Role of Artificial Intelligence in the Detection and Quantification of iAMD Biomarkers
Emerging AI methods may be used to automatically detect and quantify iAMD biomarkers. A potential advantage of automated detection and quantification of biomarkers is the ability to identify a large number of biomarkers in a cost-effective, rapid throughput manner. This will allow generation of additional evidence and consensus, expedite screening of certain predefined characteristics of AMD, contribute to building a consensus set of biomarkers for iAMD, and assist in the selection of appropriate patients for clinical trials. A number of published methodology papers in the rapidly developing field of AI and iAMD biomarkers are available as well as papers using an increasing number of algorithms to detect specific biomarkers.
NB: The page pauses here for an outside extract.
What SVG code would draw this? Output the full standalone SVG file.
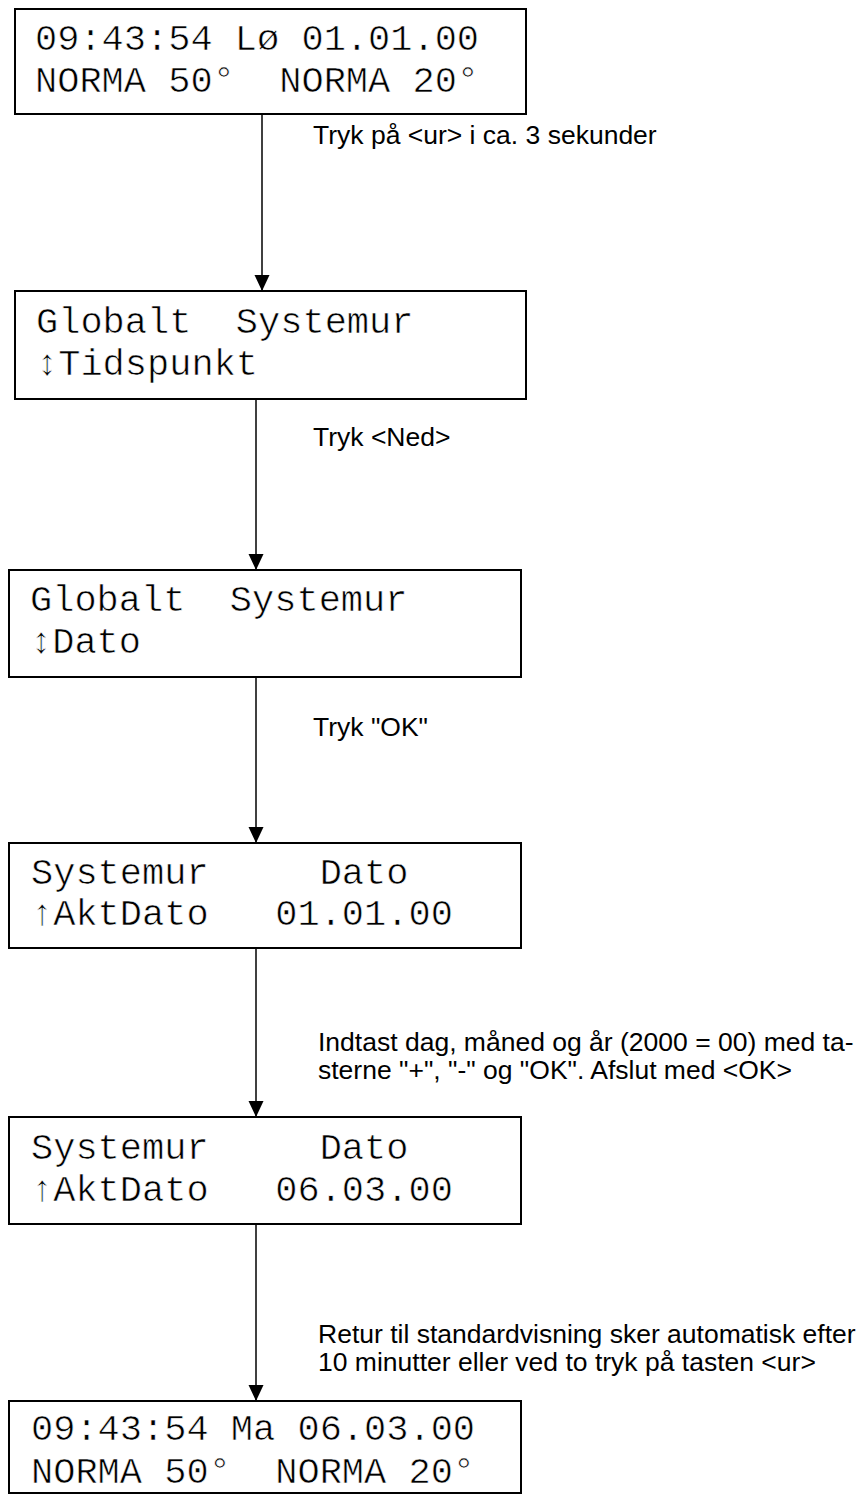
<svg xmlns="http://www.w3.org/2000/svg" width="868" height="1494" viewBox="0 0 868 1494">
  <style>
    .box { fill: #ffffff; stroke: #000000; stroke-width: 2; }
    .lcd { font-family: "Liberation Mono", "Courier New", monospace; font-size: 37px; fill: #000000; white-space: pre; stroke: #ffffff; stroke-width: 0.6; paint-order: fill; }
    .wire { stroke: #000000; stroke-width: 1.5; fill: none; }
    .note { font-family: "Liberation Sans", Arial, sans-serif; font-size: 26.5px; fill: #000000; }
  </style>
  <defs>
    <marker id="tip" viewBox="0 0 16 16" refX="16" refY="8" markerWidth="16" markerHeight="16" markerUnits="userSpaceOnUse" orient="auto">
      <path d="M0,0.5 L16,8 L0,15.5 Z" fill="#000000"/>
    </marker>
  </defs>
  <rect width="868" height="1494" fill="#ffffff"/>

  <!-- connectors and their captions -->
  <g id="connectors">
    <line class="wire" x1="262" y1="114" x2="262" y2="291" marker-end="url(#tip)"/>
    <line class="wire" x1="256" y1="399" x2="256" y2="570" marker-end="url(#tip)"/>
    <line class="wire" x1="256" y1="677" x2="256" y2="843" marker-end="url(#tip)"/>
    <line class="wire" x1="256" y1="948" x2="256" y2="1117" marker-end="url(#tip)"/>
    <line class="wire" x1="256" y1="1224" x2="256" y2="1401" marker-end="url(#tip)"/>
    <text class="note" x="313" y="144">Tryk på &lt;ur&gt; i ca. 3 sekunder</text>
    <text class="note" x="313" y="446">Tryk &lt;Ned&gt;</text>
    <text class="note" x="313" y="736">Tryk "OK"</text>
    <text class="note" x="318" y="1051"><tspan x="318">Indtast dag, måned og år (2000 = 00) med ta-</tspan><tspan x="318" dy="27.5">sterne "+", "-" og "OK". Afslut med &lt;OK&gt;</tspan></text>
    <text class="note" x="318" y="1343"><tspan x="318">Retur til standardvisning sker automatisk efter</tspan><tspan x="318" dy="27.5">10 minutter eller ved to tryk på tasten &lt;ur&gt;</tspan></text>
  </g>

  <!-- display states -->
  <g id="standard-start">
    <rect class="box" x="15" y="9" width="511" height="105"/>
    <text class="lcd" x="35" y="50">09:43:54 Lø 01.01.00</text>
    <text class="lcd" x="35" y="92">NORMA 50°  NORMA 20°</text>
  </g>

  <g id="systemur-tidspunkt">
    <rect class="box" x="15" y="291" width="511" height="108"/>
    <text class="lcd" x="36" y="333">Globalt  Systemur</text>
    <text class="lcd" x="36" y="375">↕Tidspunkt</text>
  </g>

  <g id="systemur-dato">
    <rect class="box" x="9" y="570" width="512" height="107"/>
    <text class="lcd" x="30" y="611">Globalt  Systemur</text>
    <text class="lcd" x="30" y="653">↕Dato</text>
  </g>

  <g id="aktdato-before">
    <rect class="box" x="9" y="843" width="512" height="105"/>
    <text class="lcd" x="31" y="884">Systemur     Dato</text>
    <text class="lcd" x="31" y="925">↑AktDato   01.01.00</text>
  </g>

  <g id="aktdato-after">
    <rect class="box" x="9" y="1117" width="512" height="107"/>
    <text class="lcd" x="31" y="1159">Systemur     Dato</text>
    <text class="lcd" x="31" y="1201">↑AktDato   06.03.00</text>
  </g>

  <g id="standard-end">
    <rect class="box" x="9" y="1401" width="512" height="92"/>
    <text class="lcd" x="31" y="1440">09:43:54 Ma 06.03.00</text>
    <text class="lcd" x="31" y="1483">NORMA 50°  NORMA 20°</text>
  </g>
</svg>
One group has recently developed a deep-learning model to classify the presence of iRORA and cRORA in an OCT B-scan [
168]. The model predicted the presence of iRORA and cRORA within the entire OCT volume with high area under the receiver-operating characteristic curve (AUROC) performance (
N = 1117 volumes; iRORA, 0.61; cRORA, 0.83) [
168]. The OptinNet deep learning model has been trained to identify “points of interest” in SD-OCT scans of patients with AMD; it classified drusen, RPE, retinal nerve fiber, and choroidal layers as of interest in 337 scans of 62 eyes with AMD [
169]. Deep learning has also been employed to detect RPD from OCT scans; agreement with human graders was 0.6, versus 0.68 agreement between two human graders [
49].
In addition, a deep-learning system has been developed by the AREDS2 Deep Learning Research Group to classify AMD according to the presence of RPD, GA, and pigmentary abnormalities [
170]. Similarly, CFP images from the AREDS study (
N = 4139 participants) have been used to build an automated AMD stage classification model (“iPredict-AMD”), which achieved 99.2% accuracy [
171]. Multimodal deep learning approaches have also been used to combine OCTA and structural OCT data to predict AMD biomarkers with resulting accuracy of up to 90% [
172].
Machine learning has also been used to predict progression in patients with AMD with a machine-learning model used to assess conversion from iAMD to late AMD [
31]. In one study, the most critical quantifiable features for progression were outer retinal thickness, hyperreflective foci, and drusen area. For GA specifically, the model had an AUROC performance of 0.80 when differentiating between converting and non-converting eyes over 24 months [
31]. A machine-learning approach has also been used to generate a risk-stratified classification for AMD progression in patients with iAMD based on OCT data and demographic variables [
173]. In one study that compared predictive models for progression to late AMD based on manual CFP grading and/or automated OCT imaging analysis, the AUROC for each individual model was similar (0.80 and 0.82, respectively) [
174]. However, the combined model was not notably superior to either imaging model alone (AUROC of 0.85) [
174], suggesting that the AI method used in this study was not significantly better at predicting progression than traditional manual CFP grading [
174]. Finally, one deep learning model that is still under development had an AUROC of 0.945 and 0.937 for predicting short-term (current or following year, respectively) progression from iAMD to GA based on qualitative and quantitative SD-OCT features [
175]. AI models are improving rapidly, and the hope is that in time they will provide better prediction of AMD progression to vision-threatening disease than clinician assessment alone is currently able to provide.